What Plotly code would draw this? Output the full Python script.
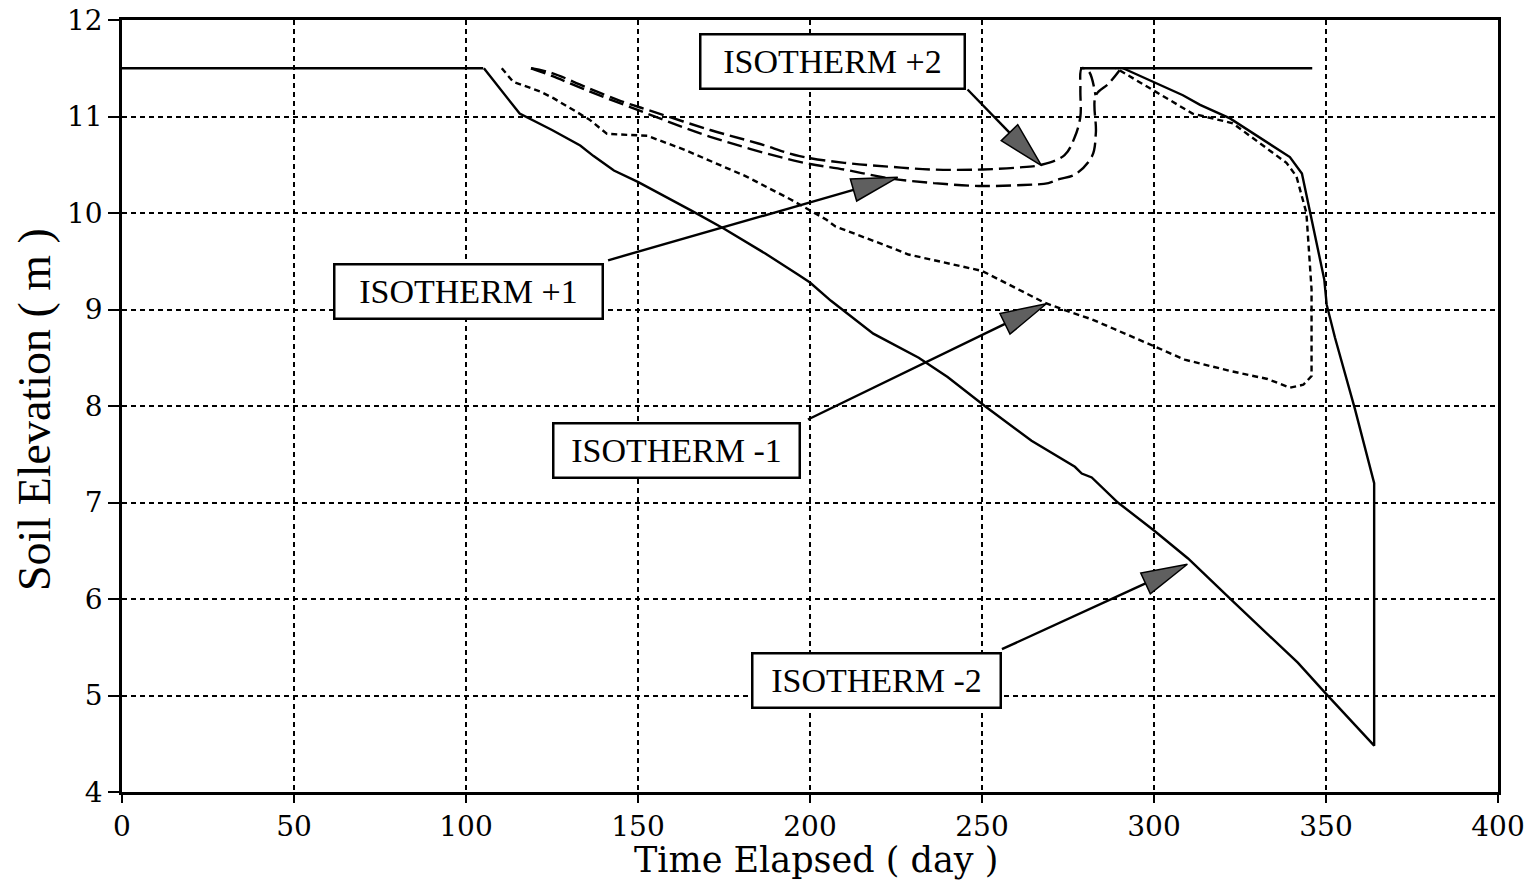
import plotly.graph_objects as go
import math

# ---------------- data ----------------
surface_x = [0, 105, None, 278.5, 346]
surface_y = [11.5, 11.5, None, 11.5, 11.5]

iso_m2_x = [105.2, 115.6, 125, 133.2, 137.1, 143, 150.1, 158, 165.8, 174.9, 187, 196.6, 200,
            206.1, 218.4, 231.6, 240, 250.8, 264.4, 277, 279, 281.9, 289.5, 300, 309.9, 322.5,
            341.8, 349.7, 364, 364, 358.4, 352.6, 350.2, 349.5, 345.3, 343, 339.5, 322.1, 313.4,
            308.4, 291]
iso_m2_y = [11.5, 11.03, 10.86, 10.7, 10.59, 10.44, 10.32, 10.17, 10.02, 9.84, 9.58, 9.36, 9.28,
            9.09, 8.75, 8.5, 8.3, 8.0, 7.64, 7.37, 7.3, 7.26, 7.0, 6.71, 6.42, 5.99,
            5.34, 5.03, 4.48, 7.2, 7.97, 8.71, 9.05, 9.31, 10.0, 10.41, 10.58, 10.98, 11.12,
            11.22, 11.5]

iso_m1_x = [110.4, 113.7, 121.5, 125.4, 135.8, 141, 152.7, 163.2, 181.4, 194.4, 204.8, 207.4,
            223, 228.6, 250, 268.2, 275.9, 281.8, 300, 308.9, 322.5, 333, 339.5, 343.4, 345.8,
            345.8, 344.3, 341.4, 338.5, 322.9, 311.2, 291.7, 289]
iso_m1_y = [11.5, 11.36, 11.26, 11.19, 10.97, 10.82, 10.8, 10.66, 10.38, 10.14, 9.93, 9.86,
            9.65, 9.57, 9.4, 9.07, 8.97, 8.9, 8.62, 8.48, 8.36, 8.28, 8.19, 8.22, 8.31,
            9.21, 10.0, 10.38, 10.52, 10.93, 11.03, 11.45, 11.5]

iso_p1_x = [118.9, 125, 134.5, 152.7, 171, 197, 210, 223, 236, 249, 262, 269.3, 272.4, 277.1,
            282, 283.1, 283.1, 286.8, 290]
iso_p1_y = [11.5, 11.42, 11.28, 11.03, 10.79, 10.53, 10.45, 10.36, 10.31, 10.28, 10.29, 10.31,
            10.35, 10.4, 10.59, 10.83, 11.22, 11.34, 11.48]

iso_p2_x = [118.9, 125, 134.5, 145, 152.7, 171, 185, 197, 210, 223, 236, 249, 260, 267.3, 274,
            277, 278.6, 278.6, 279, 281, 283]
iso_p2_y = [11.5, 11.45, 11.31, 11.16, 11.07, 10.86, 10.72, 10.59, 10.52, 10.48, 10.45, 10.45,
            10.47, 10.5, 10.6, 10.79, 11.0, 11.28, 11.5, 11.47, 11.22]

label_text = ["ISOTHERM +2", "ISOTHERM +1", "ISOTHERM -1", "ISOTHERM -2"]
label_cx = [206.5, 100.6, 161.2, 219.4]
label_cy = [11.575, 9.185, 7.54, 5.155]
arrow_sx = [245.8, 141.3, 199.4, 255.8]
arrow_sy = [11.28, 9.51, 7.86, 5.48]
arrow_tx = [267.3, 225.5, 268.7, 309.7]
arrow_ty = [10.49, 10.37, 9.06, 6.36]

x_ticks = [0, 50, 100, 150, 200, 250, 300, 350, 400]
y_ticks = [4, 5, 6, 7, 8, 9, 10, 11, 12]

x_title = "Time Elapsed ( day )"
y_title = "Soil Elevation ( m )"

# ---------------- layout geometry (body margin removed via post_script) ----------------
W, H = 1540, 887
ML, MR, MT, MB = 122, 42, 20, 95
PW, PH = W - ML - MR, H - MT - MB
XR, YR = (0, 400), (4, 12)
sx = PW / (XR[1] - XR[0])
sy = PH / (YR[1] - YR[0])

SERIF = "Liberation Serif"
WIDE_SERIF = "DejaVu Serif"

fig = go.Figure()

line_w = 2.4
fig.add_trace(go.Scatter(x=surface_x, y=surface_y, mode="lines",
                         line=dict(color="black", width=line_w), hoverinfo="skip"))
fig.add_trace(go.Scatter(x=iso_m2_x, y=iso_m2_y, mode="lines",
                         line=dict(color="black", width=line_w)))
fig.add_trace(go.Scatter(x=iso_m1_x, y=iso_m1_y, mode="lines",
                         line=dict(color="black", width=line_w, dash="6px,4px")))
fig.add_trace(go.Scatter(x=iso_p1_x, y=iso_p1_y, mode="lines", line_shape="spline",
                         line=dict(color="black", width=line_w, dash="15px,6px")))
fig.add_trace(go.Scatter(x=iso_p2_x, y=iso_p2_y, mode="lines", line_shape="spline",
                         line=dict(color="black", width=line_w, dash="15px,6px")))

# arrows: line + filled head
L_HEAD, HW_HEAD = 46, 11.5
for s_x, s_y, t_x, t_y in zip(arrow_sx, arrow_sy, arrow_tx, arrow_ty):
    dxp = (t_x - s_x) * sx
    dyp = (t_y - s_y) * sy
    d = math.hypot(dxp, dyp)
    ux, uy = dxp / d, dyp / d
    nx, ny = -uy, ux
    bx = t_x - L_HEAD * ux / sx
    by = t_y - L_HEAD * uy / sy
    c1x, c1y = bx + HW_HEAD * nx / sx, by + HW_HEAD * ny / sy
    c2x, c2y = bx - HW_HEAD * nx / sx, by - HW_HEAD * ny / sy
    fig.add_shape(type="line", x0=s_x, y0=s_y, x1=bx, y1=by, xref="x", yref="y",
                  line=dict(color="black", width=2.4), layer="above")
    fig.add_shape(type="path", xref="x", yref="y",
                  path=f"M {t_x},{t_y} L {c1x},{c1y} L {c2x},{c2y} Z",
                  fillcolor="#5f5f5f", line=dict(color="black", width=1.5), layer="above")

box_w = [262, 266, 244, 246]
for txt, cx, cy, bw in zip(label_text, label_cx, label_cy, box_w):
    fig.add_annotation(x=cx, y=cy, xref="x", yref="y", text=txt, showarrow=False,
                       font=dict(family=SERIF, size=34, color="black"),
                       bgcolor="white", bordercolor="black", borderwidth=2.5, borderpad=0,
                       width=bw, height=52)

axis_common = dict(showline=True, linecolor="black", linewidth=2.5, mirror=True,
                   ticks="outside", tickwidth=2, tickcolor="black",
                   showgrid=True, gridcolor="black", gridwidth=2, griddash="5px,4px",
                   zeroline=False, automargin=False, ticklabeloverflow="allow")

fig.update_xaxes(range=list(XR), tickvals=x_ticks, ticklen=8, **axis_common,
                 tickfont=dict(family=WIDE_SERIF, size=28, color="black"))
fig.update_yaxes(range=list(YR), tickvals=y_ticks, ticklen=11, **axis_common,
                 tickfont=dict(family=WIDE_SERIF, size=28, color="black"))

# axis titles placed as paper annotations
fig.add_annotation(x=0.5 + 6 / PW, y=-(860 - (MT + PH)) / PH, xref="paper", yref="paper",
                   text=x_title, showarrow=False, xanchor="center", yanchor="middle",
                   font=dict(family=WIDE_SERIF, size=35, color="black"))
fig.add_annotation(x=(34 - ML) / PW, y=(MT + PH - 410) / PH, xref="paper", yref="paper",
                   text=y_title, showarrow=False, textangle=-90,
                   xanchor="center", yanchor="middle",
                   font=dict(family=SERIF, size=46, color="black"))

fig.update_layout(width=W, height=H, margin=dict(l=ML, r=MR, t=MT, b=MB, autoexpand=False),
                  plot_bgcolor="white", paper_bgcolor="white", showlegend=False)

fig.write_html("out.html", config={"displayModeBar": False},
               post_script="document.body.style.margin='0';document.body.style.overflow='hidden';")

**REQUIREMENTS:**
The listing above needs to be output again exactly. Don't include the pictures.

**WRITTEN SOLUTION:**
What Plotly code would draw this? Output the full Python script.
import plotly.graph_objects as go
import math

# ---------------- data ----------------
surface_x = [0, 105, None, 278.5, 346]
surface_y = [11.5, 11.5, None, 11.5, 11.5]

iso_m2_x = [105.2, 115.6, 125, 133.2, 137.1, 143, 150.1, 158, 165.8, 174.9, 187, 196.6, 200,
            206.1, 218.4, 231.6, 240, 250.8, 264.4, 277, 279, 281.9, 289.5, 300, 309.9, 322.5,
            341.8, 349.7, 364, 364, 358.4, 352.6, 350.2, 349.5, 345.3, 343, 339.5, 322.1, 313.4,
            308.4, 291]
iso_m2_y = [11.5, 11.03, 10.86, 10.7, 10.59, 10.44, 10.32, 10.17, 10.02, 9.84, 9.58, 9.36, 9.28,
            9.09, 8.75, 8.5, 8.3, 8.0, 7.64, 7.37, 7.3, 7.26, 7.0, 6.71, 6.42, 5.99,
            5.34, 5.03, 4.48, 7.2, 7.97, 8.71, 9.05, 9.31, 10.0, 10.41, 10.58, 10.98, 11.12,
            11.22, 11.5]

iso_m1_x = [110.4, 113.7, 121.5, 125.4, 135.8, 141, 152.7, 163.2, 181.4, 194.4, 204.8, 207.4,
            223, 228.6, 250, 268.2, 275.9, 281.8, 300, 308.9, 322.5, 333, 339.5, 343.4, 345.8,
            345.8, 344.3, 341.4, 338.5, 322.9, 311.2, 291.7, 289]
iso_m1_y = [11.5, 11.36, 11.26, 11.19, 10.97, 10.82, 10.8, 10.66, 10.38, 10.14, 9.93, 9.86,
            9.65, 9.57, 9.4, 9.07, 8.97, 8.9, 8.62, 8.48, 8.36, 8.28, 8.19, 8.22, 8.31,
            9.21, 10.0, 10.38, 10.52, 10.93, 11.03, 11.45, 11.5]

iso_p1_x = [118.9, 125, 134.5, 152.7, 171, 197, 210, 223, 236, 249, 262, 269.3, 272.4, 277.1,
            282, 283.1, 283.1, 286.8, 290]
iso_p1_y = [11.5, 11.42, 11.28, 11.03, 10.79, 10.53, 10.45, 10.36, 10.31, 10.28, 10.29, 10.31,
            10.35, 10.4, 10.59, 10.83, 11.22, 11.34, 11.48]

iso_p2_x = [118.9, 125, 134.5, 145, 152.7, 171, 185, 197, 210, 223, 236, 249, 260, 267.3, 274,
            277, 278.6, 278.6, 279, 281, 283]
iso_p2_y = [11.5, 11.45, 11.31, 11.16, 11.07, 10.86, 10.72, 10.59, 10.52, 10.48, 10.45, 10.45,
            10.47, 10.5, 10.6, 10.79, 11.0, 11.28, 11.5, 11.47, 11.22]

label_text = ["ISOTHERM +2", "ISOTHERM +1", "ISOTHERM -1", "ISOTHERM -2"]
label_cx = [206.5, 100.6, 161.2, 219.4]
label_cy = [11.575, 9.185, 7.54, 5.155]
arrow_sx = [245.8, 141.3, 199.4, 255.8]
arrow_sy = [11.28, 9.51, 7.86, 5.48]
arrow_tx = [267.3, 225.5, 268.7, 309.7]
arrow_ty = [10.49, 10.37, 9.06, 6.36]

x_ticks = [0, 50, 100, 150, 200, 250, 300, 350, 400]
y_ticks = [4, 5, 6, 7, 8, 9, 10, 11, 12]

x_title = "Time Elapsed ( day )"
y_title = "Soil Elevation ( m )"

# ---------------- layout geometry (body margin removed via post_script) ----------------
W, H = 1540, 887
ML, MR, MT, MB = 122, 42, 20, 95
PW, PH = W - ML - MR, H - MT - MB
XR, YR = (0, 400), (4, 12)
sx = PW / (XR[1] - XR[0])
sy = PH / (YR[1] - YR[0])

SERIF = "Liberation Serif"
WIDE_SERIF = "DejaVu Serif"

fig = go.Figure()

line_w = 2.4
fig.add_trace(go.Scatter(x=surface_x, y=surface_y, mode="lines",
                         line=dict(color="black", width=line_w), hoverinfo="skip"))
fig.add_trace(go.Scatter(x=iso_m2_x, y=iso_m2_y, mode="lines",
                         line=dict(color="black", width=line_w)))
fig.add_trace(go.Scatter(x=iso_m1_x, y=iso_m1_y, mode="lines",
                         line=dict(color="black", width=line_w, dash="6px,4px")))
fig.add_trace(go.Scatter(x=iso_p1_x, y=iso_p1_y, mode="lines", line_shape="spline",
                         line=dict(color="black", width=line_w, dash="15px,6px")))
fig.add_trace(go.Scatter(x=iso_p2_x, y=iso_p2_y, mode="lines", line_shape="spline",
                         line=dict(color="black", width=line_w, dash="15px,6px")))

# arrows: line + filled head
L_HEAD, HW_HEAD = 46, 11.5
for s_x, s_y, t_x, t_y in zip(arrow_sx, arrow_sy, arrow_tx, arrow_ty):
    dxp = (t_x - s_x) * sx
    dyp = (t_y - s_y) * sy
    d = math.hypot(dxp, dyp)
    ux, uy = dxp / d, dyp / d
    nx, ny = -uy, ux
    bx = t_x - L_HEAD * ux / sx
    by = t_y - L_HEAD * uy / sy
    c1x, c1y = bx + HW_HEAD * nx / sx, by + HW_HEAD * ny / sy
    c2x, c2y = bx - HW_HEAD * nx / sx, by - HW_HEAD * ny / sy
    fig.add_shape(type="line", x0=s_x, y0=s_y, x1=bx, y1=by, xref="x", yref="y",
                  line=dict(color="black", width=2.4), layer="above")
    fig.add_shape(type="path", xref="x", yref="y",
                  path=f"M {t_x},{t_y} L {c1x},{c1y} L {c2x},{c2y} Z",
                  fillcolor="#5f5f5f", line=dict(color="black", width=1.5), layer="above")

box_w = [262, 266, 244, 246]
for txt, cx, cy, bw in zip(label_text, label_cx, label_cy, box_w):
    fig.add_annotation(x=cx, y=cy, xref="x", yref="y", text=txt, showarrow=False,
                       font=dict(family=SERIF, size=34, color="black"),
                       bgcolor="white", bordercolor="black", borderwidth=2.5, borderpad=0,
                       width=bw, height=52)

axis_common = dict(showline=True, linecolor="black", linewidth=2.5, mirror=True,
                   ticks="outside", tickwidth=2, tickcolor="black",
                   showgrid=True, gridcolor="black", gridwidth=2, griddash="5px,4px",
                   zeroline=False, automargin=False, ticklabeloverflow="allow")

fig.update_xaxes(range=list(XR), tickvals=x_ticks, ticklen=8, **axis_common,
                 tickfont=dict(family=WIDE_SERIF, size=28, color="black"))
fig.update_yaxes(range=list(YR), tickvals=y_ticks, ticklen=11, **axis_common,
                 tickfont=dict(family=WIDE_SERIF, size=28, color="black"))

# axis titles placed as paper annotations
fig.add_annotation(x=0.5 + 6 / PW, y=-(860 - (MT + PH)) / PH, xref="paper", yref="paper",
                   text=x_title, showarrow=False, xanchor="center", yanchor="middle",
                   font=dict(family=WIDE_SERIF, size=35, color="black"))
fig.add_annotation(x=(34 - ML) / PW, y=(MT + PH - 410) / PH, xref="paper", yref="paper",
                   text=y_title, showarrow=False, textangle=-90,
                   xanchor="center", yanchor="middle",
                   font=dict(family=SERIF, size=46, color="black"))

fig.update_layout(width=W, height=H, margin=dict(l=ML, r=MR, t=MT, b=MB, autoexpand=False),
                  plot_bgcolor="white", paper_bgcolor="white", showlegend=False)

fig.write_html("out.html", config={"displayModeBar": False},
               post_script="document.body.style.margin='0';document.body.style.overflow='hidden';")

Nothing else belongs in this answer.